We looked at a lot of other options that were very much bigger than Perseus, but we needed someone who both had the technology and systems we needed to continue to grow, and who fit our business. We’re radical, crazy, teen-pop-culture guys who do a lot of wild stuff and who have to turn on a dime.

Radical and crazy in a practical, profit-seeking way, that is:

Tokyopop is looking to push manga even further into the mainstream, hoping to gain inroads into mass merchandisers, grocery stores, gift and specialty stores and other places where popular fiction and nonfiction books are sold. As such, Tokyopop says it believes the battle for manga superiority is likely to be as much a fight among distributors as it is a struggle for the best cartoonists, characters and storylines.

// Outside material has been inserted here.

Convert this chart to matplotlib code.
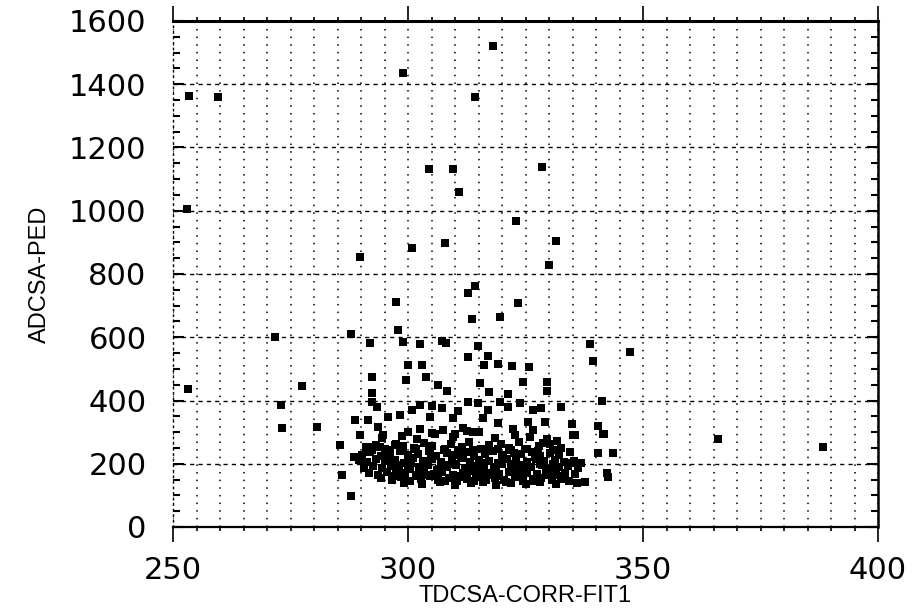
import matplotlib
matplotlib.use("Agg")
import matplotlib.pyplot as plt
from matplotlib.ticker import MultipleLocator

# isolated events, far from the main cluster
sparse_x = [253.4, 259.6, 253.0, 253.2, 318.1, 298.9, 314.3, 304.5, 309.6, 328.5,
            310.9, 323.0, 331.5, 307.9, 300.9, 289.8, 330.0, 314.3, 312.8, 297.4,
            323.4, 313.6, 319.6, 297.9, 271.7, 287.9, 291.9, 298.9, 302.6, 307.2,
            308.0, 314.8, 338.7, 347.2, 312.8, 317.0, 339.4, 300.0, 303.0, 316.2,
            319.1, 322.1, 325.7, 292.3, 299.6, 303.8, 306.4, 277.4, 315.3, 324.5,
            329.6, 308.3, 317.2, 321.3, 329.6, 292.3, 273.0, 341.3, 292.3, 273.2,
            280.7, 340.4, 366.0, 388.3, 285.5, 286.0, 287.9, 342.6, 335.5, 341.6,
            340.4, 343.6, 342.3, 336.8, 334.5, 337.7, 336.0]
sparse_y = [1363, 1359, 1005, 436, 1521, 1435, 1359, 1132, 1132, 1137,
            1059, 967, 904, 898, 882, 854, 828, 762, 740, 711,
            708, 658, 664, 624, 600, 610, 582, 585, 579, 588,
            583, 573, 579, 553, 537, 541, 525, 512, 512, 512,
            515, 509, 506, 474, 465, 474, 449, 446, 455, 458,
            458, 430, 427, 420, 430, 424, 386, 398, 395, 313,
            317, 319, 278, 253, 259, 163, 98, 158, 291, 294,
            234, 234, 171, 202, 202, 142, 139]

# points between the cluster and the outliers
mid_x = [334.9, 332.6, 328.3, 326.6, 323.8, 321.3, 319.6, 317.0, 314.9, 312.8,
         310.6, 307.2, 305.1, 302.6, 300.9, 298.3, 295.7, 293.4, 291.5, 288.7,
         293.6, 289.8, 294.7, 304.7, 309.6, 311.7, 316.0, 319.1, 322.3, 325.5,
         329.1, 331.7, 328.7, 326.6, 291.9, 294.0, 297.2, 292.3, 288.5, 300.0,
         302.5, 305.0, 307.5, 310.0, 312.5, 315.0, 335.1, 340.4, 341.5]
mid_y = [326, 379, 376, 370, 392, 379, 395, 370, 392, 395,
         367, 376, 383, 386, 370, 354, 348, 379, 338, 338,
         316, 291, 291, 348, 345, 313, 345, 329, 310, 332,
         332, 272, 266, 307, 253, 253, 259, 243, 221, 300,
         310, 298, 306, 295, 304, 300, 291, 319, 294]

# dense core, read row by row
core_x = [
    294.5, 298.8, 302.0, 305.8, 309.5, 313.8, 318.5, 322.8, 326.0, 329.6,
    291.0, 293.2, 295.1, 297.4, 299.0, 301.3, 303.5, 305.2, 307.6, 309.1,
    311.4, 313.0, 315.5, 317.2, 319.8, 321.4, 323.6, 325.3, 327.9, 330.2, 332.5,
    290.2, 292.0, 294.3, 296.1, 298.2, 300.0, 302.1, 304.4, 306.0, 308.3,
    310.1, 312.4, 314.0, 316.3, 318.1, 320.2, 322.5, 324.1, 326.4, 328.0,
    330.3, 332.1, 334.4,
    289.5, 291.3, 293.1, 295.0, 297.2, 299.1, 301.0, 303.2, 305.1, 307.0,
    309.3, 311.2, 313.1, 315.0, 317.3, 319.2, 321.1, 323.0, 325.3, 327.2,
    329.0, 331.2, 333.1, 335.3,
    290.6, 292.5, 294.4, 296.3, 298.0, 300.5, 302.4, 304.2, 306.5, 308.4,
    310.2, 312.1, 314.5, 316.2, 318.4, 320.0, 322.3, 324.4, 326.1, 328.5,
    330.3, 332.2, 334.0, 336.2,
    291.8, 293.7, 295.6, 297.5, 299.4, 301.6, 303.4, 305.5, 307.3, 309.5,
    311.6, 313.4, 315.3, 317.5, 319.4, 321.5, 323.3, 325.4, 327.5, 329.4,
    331.5, 333.4, 335.6,
    294.2, 296.5, 298.6, 300.4, 302.7, 304.6, 306.4, 308.7, 310.5, 312.6,
    314.4, 316.7, 318.6, 320.4, 322.7, 324.5, 326.6, 328.3, 330.6, 332.5, 334.3,
    299.2, 303.0, 306.8, 310.0, 313.5, 316.0, 318.8, 322.0, 325.2, 328.0, 331.5,
    296.0, 300.7, 304.9, 308.1, 311.8, 315.6, 319.9, 323.7, 327.1, 330.9,
    297.8, 301.9, 306.2, 310.8, 314.7, 318.9, 323.1, 327.4,
    295.9, 298.9, 301.8, 304.7, 307.9, 310.6, 313.9, 316.8, 319.1, 322.0,
    324.9, 327.7, 330.9,
    297.1, 300.1, 303.9, 306.8, 309.9, 312.9, 315.8, 318.7, 321.9, 324.9,
    328.1, 331.0,
    296.9, 299.9, 303.8, 307.9, 311.0, 314.1, 317.0, 320.8, 323.9, 326.9,
    329.9, 332.9,
]
core_y = [
    282, 289, 278, 295, 284, 300, 280, 292, 286, 279,
    252, 258, 247, 262, 255, 249, 266, 257, 244, 261,
    253, 270, 248, 259, 264, 251, 268, 246, 256, 262, 249,
    228, 236, 225, 233, 239, 227, 231, 240, 224, 235,
    229, 238, 226, 232, 241, 227, 234, 230, 237, 225,
    233, 228, 236,
    212, 205, 216, 208, 213, 203, 218, 209, 214, 204,
    211, 217, 206, 213, 209, 202, 215, 210, 206, 214,
    208, 212, 204, 210,
    188, 194, 185, 192, 197, 186, 191, 196, 183, 190,
    195, 187, 193, 184, 191, 198, 186, 192, 189, 195,
    184, 190, 193, 187,
    172, 166, 175, 168, 171, 164, 176, 169, 173, 165,
    170, 177, 163, 171, 167, 174, 166, 172, 168, 175,
    164, 170, 167,
    155, 150, 158, 147, 153, 160, 149, 155, 146, 152,
    157, 148, 154, 150, 159, 147, 153, 156, 149, 152, 146,
    140, 135, 142, 133, 138, 141, 134, 139, 136, 142, 137,
    218, 201, 222, 196, 219, 199, 223, 197, 220, 200,
    178, 160, 181, 158, 180, 161, 179, 159,
    244, 241, 247, 243, 246, 242, 245, 240, 248, 243,
    246, 241, 244,
    199, 182, 201, 180, 198, 183, 202, 181, 199, 184,
    200, 182,
    162, 145, 163, 144, 161, 146, 164, 143, 162, 145,
    163, 161,
]

x_ticks = [250, 300, 350, 400]
y_ticks = [0, 200, 400, 600, 800, 1000, 1200, 1400, 1600]

fig = plt.figure(figsize=(9.14, 6.13), dpi=100)
ax = fig.add_axes([173 / 914, 1 - 527 / 613, 705 / 914, 506 / 613])

for xs, ys in [(sparse_x, sparse_y), (mid_x, mid_y), (core_x, core_y)]:
    ax.scatter(xs, ys, s=34, marker='s', color='black', linewidths=0, zorder=3)

ax.set_xlim(250, 400)
ax.set_ylim(0, 1600)
ax.set_xticks(x_ticks)
ax.set_yticks(y_ticks)
ax.xaxis.set_minor_locator(MultipleLocator(5))
ax.yaxis.set_minor_locator(MultipleLocator(50))

# grid: dotted verticals every 5, dashed horizontals every 200
ax.grid(which='both', axis='x', color='black', linestyle=(0, (1, 4)), linewidth=1.1)
ax.grid(which='major', axis='y', color='black', linestyle=(0, (3, 3)), linewidth=1.0)
ax.set_axisbelow(True)

ax.tick_params(axis='x', which='both', direction='out', top=True, bottom=True,
               color='black', width=1.2)
ax.tick_params(axis='x', which='major', length=11, pad=10, labelsize=22)
ax.tick_params(axis='x', which='minor', length=3)
ax.tick_params(axis='y', which='both', direction='in', left=True, right=True,
               color='black', width=1.5)
ax.tick_params(axis='y', which='major', length=8, pad=19, labelsize=22)
ax.tick_params(axis='y', which='minor', length=5)
for lab in ax.get_xticklabels() + ax.get_yticklabels():
    lab.set_family('DejaVu Sans')

ax.spines['top'].set_linewidth(2.2)
ax.spines['bottom'].set_linewidth(1.6)
ax.spines['right'].set_linewidth(1.8)
ax.spines['left'].set_linestyle((0, (1, 3)))
ax.spines['left'].set_linewidth(1.0)

ax.set_xlabel("TDCSA-CORR-FIT1", family='Liberation Sans', fontsize=17, labelpad=0)
ax.set_ylabel("ADCSA-PED", family='Liberation Sans', fontsize=17, labelpad=13)

fig.savefig("out.png", dpi=100)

God help me if they start selling manga in the grocery stores. Just reserve my spot at the poorhouse now. Except I doubt they’ll put anything at Target or Stop & Shop that I didn’t buy five years ago. I’ll still have to trek to a real bookstore to get to the full line.

One side note: the article describes Tokyopop as “this country’s largest publisher of English-language manga,” which doesn’t seem right to me. Everything I’ve read seems to indicate that Viz is putting out more manga per month and selling more of it.

Oh, and this is how the New York Times describes manga: “the Japanese book-length comics larded with doe-eyed characters with chiseled good looks and hard bodies.” Aaargh!

*The article is from the New York Times but I linked to another site to avoid registration. Original NYT article is here.